The heroine mocks anybody who says ghosts do exist but, like those typically boring characters in ghost movies, she wakes up horrified in the middle of the night at the slightest hint of an eerie sound. Day in and day out, the characters see the ghost either in dreams or otherwise. Yet, they never discuss even for a moment if they should pack up and leave for India for good.
Director Bhushan Patel's idea of scaring the audience is so outlandish that it throws up things like a peculiar sound here, a wicked doll there. If he thought Goti (Ali Asgar as a stereotyped maid) would be comic relief, it's the actually scary thing, not those horror scenes in the movie.
There is this doctor (Mona Singh) who keeps assuring our migraine-affected, not-even-occasionally-sensible hero to take care of himself, relax, sleep, have fun. The way she talks to him, you can be forgiven for thinking that she must be his secret girlfriend.

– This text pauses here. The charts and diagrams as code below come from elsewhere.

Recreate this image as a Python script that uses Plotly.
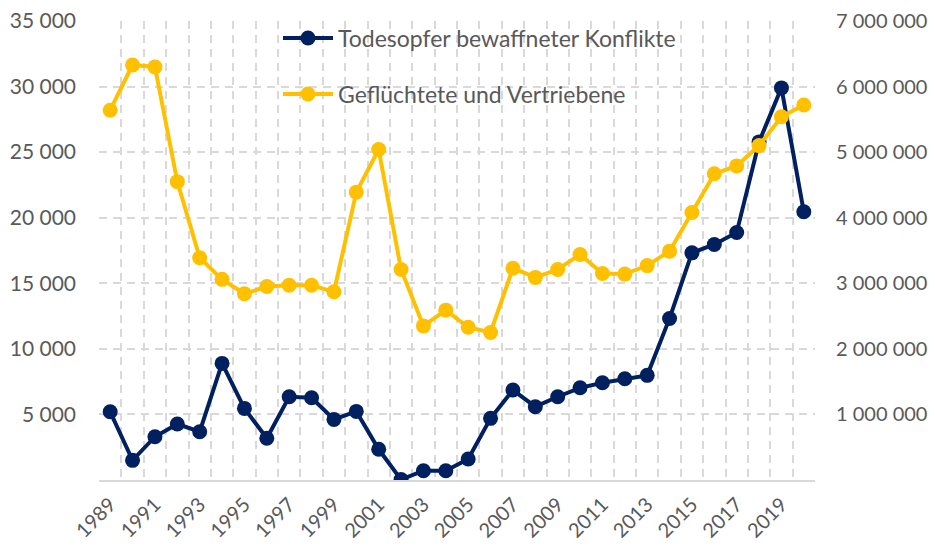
import plotly.graph_objects as go

years = list(range(1989, 2021))
deaths = [5200, 1500, 3300, 4270, 3680, 8890, 5460, 3180, 6350, 6270,
          4620, 5230, 2340, 30, 710, 700, 1600, 4700, 6860, 5590,
          6350, 7030, 7410, 7720, 7980, 12320, 17320, 17960, 18870, 25780,
          29900, 20450]
refugees = [5640000, 6330000, 6300000, 4550000, 3390000, 3060000, 2840000, 2950000, 2970000, 2970000,
            2870000, 4390000, 5040000, 3210000, 2350000, 2590000, 2330000, 2250000, 3230000, 3090000,
            3210000, 3440000, 3150000, 3140000, 3270000, 3490000, 4080000, 4670000, 4790000, 5100000,
            5540000, 5720000]
name_deaths = "Todesopfer bewaffneter Konflikte"
name_refugees = "Geflüchtete und Vertriebene"
left_ticks = [5000, 10000, 15000, 20000, 25000, 30000, 35000]
left_labels = ["5 000", "10 000", "15 000", "20 000", "25 000", "30 000", "35 000"]
right_ticks = [1000000, 2000000, 3000000, 4000000, 5000000, 6000000, 7000000]
right_labels = ["1 000 000", "2 000 000", "3 000 000", "4 000 000", "5 000 000", "6 000 000", "7 000 000"]
x_ticks = list(range(1989, 2021, 2))

NAVY = "#002060"
GOLD = "#FFC000"
TXT = "#595959"
GRID = "#d9d9d9"
FONT = "Lato"

fig = go.Figure()
fig.add_trace(go.Scatter(x=years, y=refugees, name=name_refugees, yaxis="y2",
                         mode="lines+markers", line=dict(color=GOLD, width=4),
                         marker=dict(color=GOLD, size=15), legend="legend2"))
fig.add_trace(go.Scatter(x=years, y=deaths, name=name_deaths, yaxis="y",
                         mode="lines+markers", line=dict(color=NAVY, width=4),
                         marker=dict(color=NAVY, size=15), legend="legend"))

fig.add_shape(type="rect", xref="paper", yref="paper", x0=0.18, x1=0.895, y0=0.782, y1=1.0,
              fillcolor="white", line=dict(width=0), layer="between")

fig.update_layout(
    width=935, height=546,
    margin=dict(l=99, r=120, t=21, b=66, autoexpand=False),
    paper_bgcolor="white", plot_bgcolor="white",
    font=dict(family=FONT, size=21, color=TXT),
    showlegend=True,
    legend=dict(x=0.25, y=0.963, xanchor="left", yanchor="middle", itemwidth=50,
                bgcolor="rgba(0,0,0,0)", font=dict(family=FONT, size=23, color=TXT)),
    legend2=dict(x=0.25, y=0.841, xanchor="left", yanchor="middle", itemwidth=50,
                 bgcolor="rgba(0,0,0,0)", font=dict(family=FONT, size=23, color=TXT)),
    xaxis=dict(range=[1988.5, 2020.5], tickvals=x_ticks, tickangle=-45, automargin=False,
               showgrid=False, zeroline=False, showline=True, linecolor=GRID, linewidth=2,
               ticks="", ticklabelstandoff=3,
               tickfont=dict(family=FONT, size=20, color=TXT),
               minor=dict(tick0=1988.5, dtick=1, showgrid=True, gridcolor=GRID,
                          griddash="8px,6px", gridwidth=1.5)),
    yaxis=dict(range=[0, 35000], tickvals=left_ticks, ticktext=left_labels, automargin=False,
               showgrid=True, gridcolor=GRID, griddash="8px,6px", gridwidth=1.5,
               zeroline=False, ticks="", ticklabelstandoff=22,
               tickfont=dict(family=FONT, size=21, color=TXT)),
    yaxis2=dict(range=[0, 7000000], tickvals=right_ticks, ticktext=right_labels, automargin=False,
                overlaying="y", side="right", showgrid=False, zeroline=False,
                ticks="", ticklabelstandoff=20,
                tickfont=dict(family=FONT, size=20, color=TXT)),
)

fig.write_html("out.html", config={"displayModeBar": False},
               post_script="document.body.style.margin='0';document.body.style.padding='0';")
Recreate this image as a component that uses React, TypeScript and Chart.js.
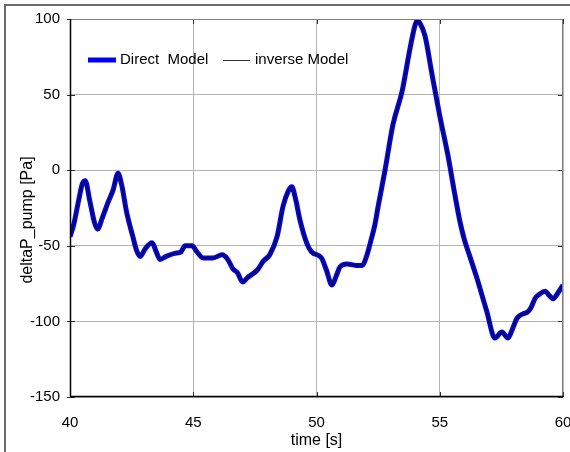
import React, { useEffect, useRef } from "react";
import { Chart, registerables } from "chart.js";

Chart.register(...registerables);

const timeS: number[] = [
  40.0, 40.15, 40.35, 40.5, 40.62, 40.8, 41.0, 41.12, 41.3, 41.55, 41.75, 41.95,
  42.1, 42.3, 42.55, 42.7, 42.85, 43.05, 43.33, 43.5, 43.65, 43.9, 44.25, 44.5,
  44.67, 44.95, 45.15, 45.4, 45.8, 46.17, 46.4, 46.6, 46.8, 47.0, 47.2, 47.6,
  47.85, 48.1, 48.4, 48.64, 48.85, 49.0, 49.15, 49.33, 49.6, 49.8, 50.2, 50.4,
  50.63, 50.8, 50.95, 51.24, 51.6, 51.85, 52.05, 52.2, 52.37, 52.5, 52.78, 53.1,
  53.47, 53.8, 54.0, 54.08, 54.2, 54.4, 54.69, 55.0, 55.33, 55.6, 55.82, 56.0,
  56.2, 56.5, 56.9, 57.24, 57.52, 57.77, 57.95, 58.13, 58.38, 58.55, 58.7, 58.86,
  59.05, 59.27, 59.45, 59.6, 59.8, 60.0,
];

const directModel: number[] = [
  -44, -36, -20, -9, -7, -20, -35, -39, -32, -21, -13, -2,
  -10, -28, -44, -53, -57, -52, -48, -54, -59, -57, -55, -54,
  -50, -50, -54, -58, -58, -56, -59, -65, -68, -74, -71, -66,
  -60, -56, -44, -24, -14, -11, -19, -33, -48, -54, -58, -66,
  -76, -70, -64, -62, -63, -63, -56, -47, -36, -24, 0, 30,
  52, 81, 96, 99, 97, 89, 63, 36, 10, -15, -34, -46,
  -56, -71, -93, -111, -107, -111, -105, -98, -95, -94, -91, -85,
  -82, -80, -83, -85, -81, -76,
];

const inverseModel: number[] = directModel.slice();

const xTicks: number[] = [40, 45, 50, 55, 60];
const yTicks: number[] = [-150, -100, -50, 0, 50, 100];

const seriesNames: string[] = ["Direct  Model", "inverse Model"];
const xTitle = "time [s]";
const yTitle = "deltaP_pump [Pa]";

const FONT = "'Liberation Sans', Arial, sans-serif";

const decorPlugin = {
  id: "decor",
  beforeDatasetsDraw(chart: any) {
    const { ctx, chartArea: a } = chart;
    ctx.save();
    ctx.strokeStyle = "#333";
    ctx.lineWidth = 1;
    const xs = chart.scales.x;
    const ys = chart.scales.y;
    xTicks.forEach((t) => {
      const px = Math.round(xs.getPixelForValue(t)) + 0.5;
      ctx.beginPath();
      ctx.moveTo(px, a.bottom);
      ctx.lineTo(px, a.bottom - 5);
      ctx.moveTo(px, a.top);
      ctx.lineTo(px, a.top + 5);
      ctx.stroke();
    });
    yTicks.forEach((t) => {
      const py = Math.round(ys.getPixelForValue(t)) + 0.5;
      ctx.beginPath();
      ctx.moveTo(a.left - 3, py);
      ctx.lineTo(a.left + 5, py);
      ctx.moveTo(a.right, py);
      ctx.lineTo(a.right - 5, py);
      ctx.stroke();
    });
    ctx.restore();
  },
  afterDraw(chart: any) {
    const { ctx, chartArea: a } = chart;
    ctx.save();
    ctx.strokeStyle = "#808080";
    ctx.lineWidth = 1;
    ctx.beginPath();
    ctx.moveTo(a.left, a.top + 0.5);
    ctx.lineTo(a.right - 0.5, a.top + 0.5);
    ctx.lineTo(a.right - 0.5, a.bottom);
    ctx.stroke();
    ctx.strokeStyle = "#000";
    ctx.lineWidth = 1.5;
    ctx.beginPath();
    ctx.moveTo(a.left + 0.5, a.top);
    ctx.lineTo(a.left + 0.5, a.bottom - 0.5);
    ctx.lineTo(a.right, a.bottom - 0.5);
    ctx.stroke();

    ctx.font = `15px ${FONT}`;
    ctx.textBaseline = "middle";
    ctx.textAlign = "left";
    const ly = 60;
    ctx.strokeStyle = "#0000ff";
    ctx.lineWidth = 5;
    ctx.beginPath();
    ctx.moveTo(88, ly);
    ctx.lineTo(116, ly);
    ctx.stroke();
    ctx.fillStyle = "#000";
    ctx.fillText(seriesNames[0], 120, ly);
    ctx.strokeStyle = "#333";
    ctx.lineWidth = 1;
    ctx.beginPath();
    ctx.moveTo(223, ly + 0.5);
    ctx.lineTo(250, ly + 0.5);
    ctx.stroke();
    ctx.fillText(seriesNames[1], 255, ly);

    ctx.font = `16px ${FONT}`;
    ctx.textAlign = "center";
    ctx.fillText(xTitle, (a.left + a.right) / 2, 441);
    ctx.translate(28, 220);
    ctx.rotate(-Math.PI / 2);
    ctx.fillText(yTitle, 0, 0);
    ctx.restore();
  },
};

export default function App() {
  const ref = useRef<HTMLCanvasElement | null>(null);
  useEffect(() => {
    if (!ref.current) return;
    const pts = (vals: number[]) => timeS.map((t, i) => ({ x: t, y: vals[i] }));
    const chart = new Chart(ref.current, {
      type: "line",
      data: {
        datasets: [
          {
            label: seriesNames[0],
            data: pts(directModel),
            borderColor: "#0000ff",
            borderWidth: 5,
            pointRadius: 0,
            tension: 0.3,
            cubicInterpolationMode: "monotone",
            order: 2,
          },
          {
            label: seriesNames[1],
            data: pts(inverseModel),
            borderColor: "#111",
            borderWidth: 1.5,
            pointRadius: 0,
            tension: 0.3,
            cubicInterpolationMode: "monotone",
            order: 1,
          },
        ],
      },
      options: {
        responsive: false,
        animation: false,
        devicePixelRatio: 1,
        layout: { autoPadding: false, padding: { left: 0, right: 7, top: 19, bottom: 0 } },
        plugins: { legend: { display: false }, tooltip: { enabled: false } },
        scales: {
          x: {
            type: "linear",
            min: 40,
            max: 60,
            afterBuildTicks: (s: any) => {
              s.ticks = xTicks.map((v) => ({ value: v }));
            },
            afterFit: (s: any) => {
              s.height = 55;
              s.paddingLeft = 0;
              s.paddingRight = 0;
            },
            ticks: {
              color: "#000",
              font: { size: 15, family: FONT },
              padding: 17,
              maxRotation: 0,
            },
            grid: { color: "#b4b4b4", lineWidth: 1, drawTicks: false },
            border: { display: false },
          },
          y: {
            type: "linear",
            min: -150,
            max: 100,
            afterBuildTicks: (s: any) => {
              s.ticks = yTicks.map((v) => ({ value: v }));
            },
            afterFit: (s: any) => {
              s.width = 70;
              s.paddingTop = 0;
              s.paddingBottom = 0;
            },
            ticks: {
              color: "#000",
              font: { size: 15, family: FONT },
              padding: 10,
            },
            grid: { color: "#b4b4b4", lineWidth: 1, drawTicks: false },
            border: { display: false },
          },
        },
      },
      plugins: [decorPlugin],
    } as any);
    return () => chart.destroy();
  }, []);
  return (
    <div style={{ position: "fixed", left: 0, top: 0, width: 570, height: 452, overflow: "hidden", background: "#fff" }}>
      <canvas ref={ref} width={570} height={452} style={{ position: "absolute", left: 0, top: 0, width: 570, height: 452 }} />
      <div
        style={{
          position: "absolute",
          left: 4,
          top: 4,
          width: 700,
          height: 700,
          borderLeft: "2px solid #6a6a6a",
          borderTop: "2px solid #6a6a6a",
          pointerEvents: "none",
        }}
      />
    </div>
  );
}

Scene after sluggish scene, the conversations are so slow that, by the time a scene is over, a person can die, exact her revenge as a ghost, die again, and take a new life.
The makers have called this movie an action thriller as well. There are a couple of primitive "action" scenes of the kind seen in TV serials. If the songs are outrageous, the dialogues are rudimentary.
The music (including RR) is lifeless. The cinematography (by Amarjeet Singh) is OK.
The performances are a big turn-off. There is no way one can feel the fear or tragedy that the proceedings carry in them.
Verdict:
'Amavas' is a painfully slow, elementary horror movie with mediocre performances and a fatally dumb screenplay.